ICAEW.com works better with JavaScript enabled.

Sustainability & Climate Change Community

Environmental risks could hit the point of no return, warns report

Author: ICAEW

Published: 16 Jan 2024

As we step into 2024, the latest edition of the annual World Economic Forum (WEF) Global Risks Report serves as a stark reminder of the challenges ahead. The report, a culmination of insights from nearly 1,500 global leaders across business, government, academia, the international community and civil society, presents a predominantly negative outlook for the world over the next two years, a situation that is expected to worsen over the coming decade.

Environmental risks continue to dominate the global risks landscape across all three-time frames- one, two, and ten years. Extreme weather, intensified by the warming phase of the El Niño-Southern Oscillation (ENSO) cycle, is ranked as the top risk most likely to present a material crisis on a global scale in 2024. This risk is also seen as the second-most severe over the two-year time frame. Alarmingly, nearly all environmental risks feature among the top 10 over the longer term.

Five steps for NEDs

However, a disparity in perceptions of urgency among key decision-makers implies sub-optimal alignment and decision-making. While the private sector highlights biodiversity loss, ecosystem collapse, and critical change to Earth systems as top concerns over the long term, respondents from civil society and government prioritize these risks over shorter time frames. This discrepancy heightens the risk of missing key moments of intervention, potentially resulting in long-term changes to planetary systems, a dangerous prospect highlighted in the report.

A planetary tipping point?

The notion of passing a “climate tipping point” within the next decade adds a layer of urgency. Researchers suggest that crossing this threshold, likely to occur by the early 2030s with 1.5°C of global warming, could trigger irreversible changes to planetary systems. The report delves into the potential consequences of crossing this critical threshold, pointing to the unpreparedness of many economies for the non-linear impacts that might follow.

Experts foresee a highly related cluster of environmental risks, with direct links to critical changes in earth systems. This includes biodiversity loss, ecosystem collapse, extreme weather events, and pollution, all of which have a strong potential to lead to natural resource shortages. These events not only have environmental implications but also possible socioeconomic implications, including involuntary migration, chronic health conditions, infectious diseases and economic downturn. This nexus of socioenvironmental risks has the potential to accelerate climate change and amplify related impacts, threatening climate-vulnerable populations.

The collective ability of societies to adapt could be overwhelmed. The report highlights that developing countries are particularly vulnerable, as their adaptation efforts could be constrained by finances, alongside the sheer scale of infrastructure investment requirements over the next decade. Advanced economies will also be impacted, as illustrated by countries like Australia where it’s projected that close to 521,000 homes could become uninsurable by 2030 due to the increased risks associated with extreme weather. This could leave some countries and communities, both developing and advanced, unable to absorb both the acute and chronic effects of climate change.

How businesses can respond

Businesses can play a crucial role in mitigating these risks.
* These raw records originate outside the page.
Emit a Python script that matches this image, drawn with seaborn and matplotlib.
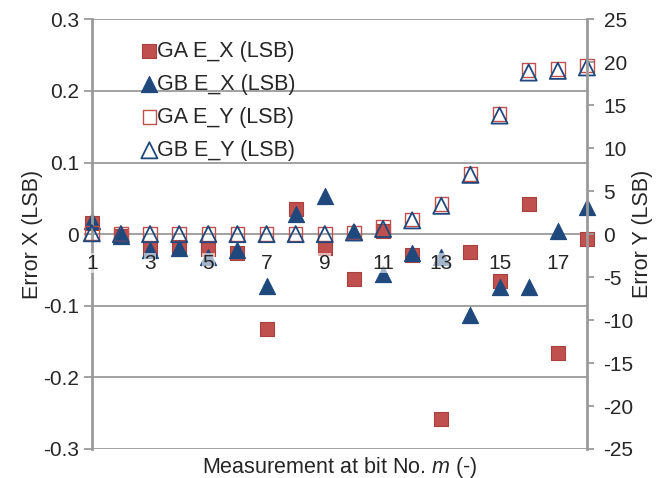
import numpy as np
import matplotlib
matplotlib.use("Agg")
import matplotlib.pyplot as plt
import seaborn as sns

# measurement index (bit No. m)
bits = list(range(1, 19))

# Error X (left axis, LSB)
ga_ex = [0.015, -0.003, -0.021, -0.018, -0.021, -0.027, -0.132, 0.035, -0.019,
         -0.062, 0.005, -0.029, -0.258, -0.025, -0.066, 0.042, -0.166, -0.007]
gb_ex = [0.018, -0.002, -0.022, -0.019, -0.032, -0.022, -0.073, 0.028, 0.053,
         0.003, -0.055, -0.027, -0.032, -0.113, -0.074, -0.074, 0.005, 0.038]

# Error Y (right axis, LSB)
ga_ey = [0.1, 0.0, 0.0, 0.0, 0.0, 0.0, 0.0, 0.0, 0.0,
         0.2, 0.8, 1.7, 3.5, 7.0, 14.0, 19.1, 19.2, 19.6]
gb_ey = [0.1, 0.0, 0.0, 0.0, 0.0, 0.0, 0.0, 0.0, 0.0,
         0.2, 0.6, 1.6, 3.3, 6.9, 13.8, 18.8, 19.0, 19.4]

x_ticks = [1, 3, 5, 7, 9, 11, 13, 15, 17]
left_ticks = [-0.3, -0.2, -0.1, 0.0, 0.1, 0.2, 0.3]
left_labels = ["-0.3", "-0.2", "-0.1", "0", "0.1", "0.2", "0.3"]
right_ticks = list(range(-25, 30, 5))

RED = "#C0504D"
RED_EDGE = "#A8403D"
BLUE = "#1F497D"
GRID = "#9A9A9A"
FS = 15.5

sns.set_style("white")
plt.rcParams["font.family"] = ["Liberation Sans", "DejaVu Sans"]
plt.rcParams["mathtext.fontset"] = "custom"
plt.rcParams["mathtext.it"] = "Liberation Sans:italic"
plt.rcParams["mathtext.rm"] = "Liberation Sans"
plt.rcParams["axes.unicode_minus"] = False

fig = plt.figure(figsize=(6.7, 4.78), dpi=100)
ax = fig.add_axes([0.137, 0.0607, 0.739, 0.899])
ax2 = ax.twinx()

# grid behind everything
for t in left_ticks:
    ax.axhline(t, color=GRID, lw=1.3, zorder=0)

sns.scatterplot(x=bits, y=ga_ex, marker="s", s=95, color=RED, edgecolor=RED_EDGE,
                linewidth=0.8, ax=ax, zorder=2, clip_on=False,
                label="GA E_X (LSB)", legend=False)
sns.scatterplot(x=bits, y=gb_ex, marker="^", s=135, color=BLUE, edgecolor=BLUE,
                linewidth=0.8, ax=ax, zorder=2, clip_on=False,
                label="GB E_X (LSB)", legend=False)
sns.scatterplot(x=bits, y=ga_ey, marker="s", s=95, facecolor="none", edgecolor=RED,
                linewidth=1.0, ax=ax2, clip_on=False,
                label="GA E_Y (LSB)", legend=False)
sns.scatterplot(x=bits, y=gb_ey, marker="^", s=135, facecolor="none", edgecolor=BLUE,
                linewidth=1.3, ax=ax2, clip_on=False,
                label="GB E_Y (LSB)", legend=False)

ax.set_xlim(1, 18)
ax.set_ylim(-0.3, 0.3)
ax2.set_ylim(-25, 25)

ax.set_axisbelow(False)
ax.set_xticks(x_ticks)
ax.set_xticklabels([str(v) for v in x_ticks])
ax.set_yticks(left_ticks)
ax.set_yticklabels(left_labels)
ax2.set_yticks(right_ticks)

ax.spines["bottom"].set_position(("data", 0))
ax.spines["bottom"].set_visible(False)
ax.spines["top"].set_visible(False)
ax.spines["right"].set_visible(False)
ax.spines["left"].set_color(GRID)
ax.spines["left"].set_linewidth(2)
for s in ["top", "left", "bottom"]:
    ax2.spines[s].set_visible(False)
ax2.spines["right"].set_color(GRID)
ax2.spines["right"].set_linewidth(2)

ax.tick_params(axis="x", direction="out", length=5, width=1.3, color=GRID,
               labelsize=15, pad=9)
ax.tick_params(axis="y", direction="out", length=6, width=1.3, color=GRID,
               labelsize=15, pad=3)
ax2.tick_params(axis="y", direction="out", length=5, width=1.3, color=GRID,
                labelsize=15, pad=7)
for lab in ax.get_xticklabels():
    lab.set_bbox(dict(facecolor="white", alpha=0.6, edgecolor="none", pad=0.5))

ax.set_ylabel("Error X (LSB)", fontsize=FS, va="center")
ax.yaxis.set_label_coords(-0.12, 0.5)
ax2.set_ylabel("Error Y (LSB)", fontsize=FS, rotation=90, va="center")
ax2.yaxis.set_label_coords(1.113, 0.5)
ax.set_xlabel("Measurement at bit No. $\\it{m}$ (-)", fontsize=FS, va="center")
ax.xaxis.set_label_coords(0.5, -0.042)

h1, l1 = ax.get_legend_handles_labels()
h2, l2 = ax2.get_legend_handles_labels()
leg = ax.legend(h1 + h2, l1 + l2, loc="upper left", bbox_to_anchor=(0.075, 0.97),
                frameon=False, fontsize=FS, handletextpad=-0.2, handlelength=1.1,
                labelspacing=0.56, borderaxespad=0)
leg.set_zorder(5)

fig.savefig("out.png", dpi=100)
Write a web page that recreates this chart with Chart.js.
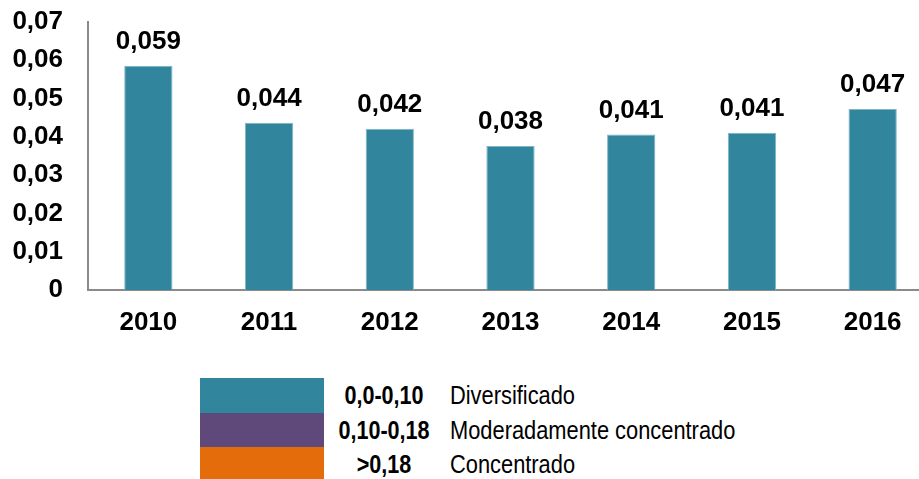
<!DOCTYPE html>
<html>
<head>
<meta charset="utf-8">
<script src="https://cdn.jsdelivr.net/npm/chart.js@4.4.1/dist/chart.umd.min.js"></script>
<style>
  html, body { margin: 0; padding: 0; width: 919px; height: 479px; overflow: hidden; background: #fff; }
  #wrap { position: absolute; left: 0; top: 0; width: 935px; height: 345px; }
  #legend { position: absolute; left: 200px; top: 378px; }
  .row { position: relative; height: 34.5px; }
  .sw { position: absolute; left: 0; top: 0; width: 124px; height: 100%; }
  .rng { position: absolute; left: 124px; width: 120px; top: 0; height: 100%; text-align: center;
         font: bold 26px 'Liberation Sans', Arial, sans-serif; color: #000; line-height: 34.5px;
         transform: scaleX(0.83); transform-origin: center; white-space: nowrap; }
  .lbl { position: absolute; left: 250px; top: 0; height: 100%; white-space: nowrap;
         font: 26px 'Liberation Sans', Arial, sans-serif; color: #000; line-height: 34.5px;
         transform: scaleX(0.84); transform-origin: left center; }
</style>
</head>
<body>
<div id="wrap"><canvas id="c" width="935" height="345"></canvas></div>
<div id="legend"></div>
<script>
const categories = ['2010', '2011', '2012', '2013', '2014', '2015', '2016'];
const values = [0.0586, 0.0437, 0.0421, 0.0376, 0.0406, 0.0411, 0.0473];
const yTicks = [0, 0.01, 0.02, 0.03, 0.04, 0.05, 0.06, 0.07];
const legendRanges = ['0,0-0,10', '0,10-0,18', '>0,18'];
const legendLabels = ['Diversificado', 'Moderadamente concentrado', 'Concentrado'];
const legendColors = ['#31859C', '#5F497A', '#E46C0A'];

const barColor = '#31859C';
const axisColor = '#8A8A8A';
const FONT = "'Liberation Sans', Arial, sans-serif";

function fmt(v) {
  if (v === 0) return '0';
  return v.toFixed(2).replace('.', ',');
}

const valueLabels = {
  id: 'valueLabels',
  afterDatasetsDraw(chart) {
    const ctx = chart.ctx;
    const meta = chart.getDatasetMeta(0);
    ctx.save();
    ctx.font = 'bold 26px ' + FONT;
    ctx.fillStyle = '#000';
    ctx.textAlign = 'center';
    ctx.textBaseline = 'alphabetic';
    meta.data.forEach((bar, i) => {
      const v = chart.data.datasets[0].data[i];
      ctx.fillText(v.toFixed(3).replace('.', ','), bar.x, bar.y - 17);
    });
    ctx.restore();
  }
};

new Chart(document.getElementById('c'), {
  type: 'bar',
  data: {
    labels: categories,
    datasets: [{
      data: values,
      backgroundColor: barColor,
      borderColor: '#7FB6C6',
      borderWidth: 1,
      barPercentage: 0.4,
      categoryPercentage: 1.0
    }]
  },
  options: {
    responsive: false,
    animation: false,
    devicePixelRatio: 1,
    layout: { padding: { top: 22, right: 2, left: 0, bottom: 0 } },
    plugins: { legend: { display: false }, tooltip: { enabled: false } },
    scales: {
      x: {
        grid: { display: false, drawTicks: false },
        border: { display: true, color: axisColor, width: 2 },
        ticks: { color: '#000', font: { family: FONT, size: 26, weight: 'bold' }, padding: 17, maxRotation: 0 },
        afterFit(s) { s.height = 55; s.paddingLeft = 0; s.paddingRight = 0; }
      },
      y: {
        min: 0,
        max: 0.07,
        grid: { display: false, drawTicks: false },
        border: { display: true, color: axisColor, width: 2 },
        afterBuildTicks(s) { s.ticks = yTicks.map(v => ({ value: v })); },
        ticks: {
          color: '#000',
          font: { family: FONT, size: 26, weight: 'bold' },
          padding: 25,
          callback: (v) => fmt(v)
        },
        afterFit(s) { s.width = 88; s.paddingTop = 0; s.paddingBottom = 0; }
      }
    }
  },
  plugins: [valueLabels]
});

const lg = document.getElementById('legend');
legendRanges.forEach((r, i) => {
  const row = document.createElement('div');
  row.className = 'row';
  const sw = document.createElement('div');
  sw.className = 'sw';
  sw.style.background = legendColors[i];
  const rng = document.createElement('div');
  rng.className = 'rng';
  rng.textContent = r;
  const lbl = document.createElement('div');
  lbl.className = 'lbl';
  lbl.textContent = legendLabels[i];
  row.appendChild(sw); row.appendChild(rng); row.appendChild(lbl);
  lg.appendChild(row);
});
</script>
</body>
</html>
By staying informed about the findings outlined in the report, businesses can make better decisions and develop effective risk management strategies. The urgency of these environmental issues suggests that the private sector should start prioritizing them as immediate threats rather than relegating them to long term concerns.

Businesses must not only assess their immediate exposure to environmental risks but also consider the potential ripple effects on socioeconomic factors. To achieve this, they can begin by reviewing the influence they have on their external environment, whether that is within their industry or the communities in which they serve, and seek to form collaborative partnerships with other stakeholders to address some of these systemic and societal issues. This collaborative approach not only helps mitigate risks but also fosters a sense of shared responsibility and community. Furthermore, businesses should assess how their business models and operations positively contribute to addressing these risks. By incorporating these insights, companies can better equip themselves to handle these challenges and contribute to global resilience in the face of environmental issues.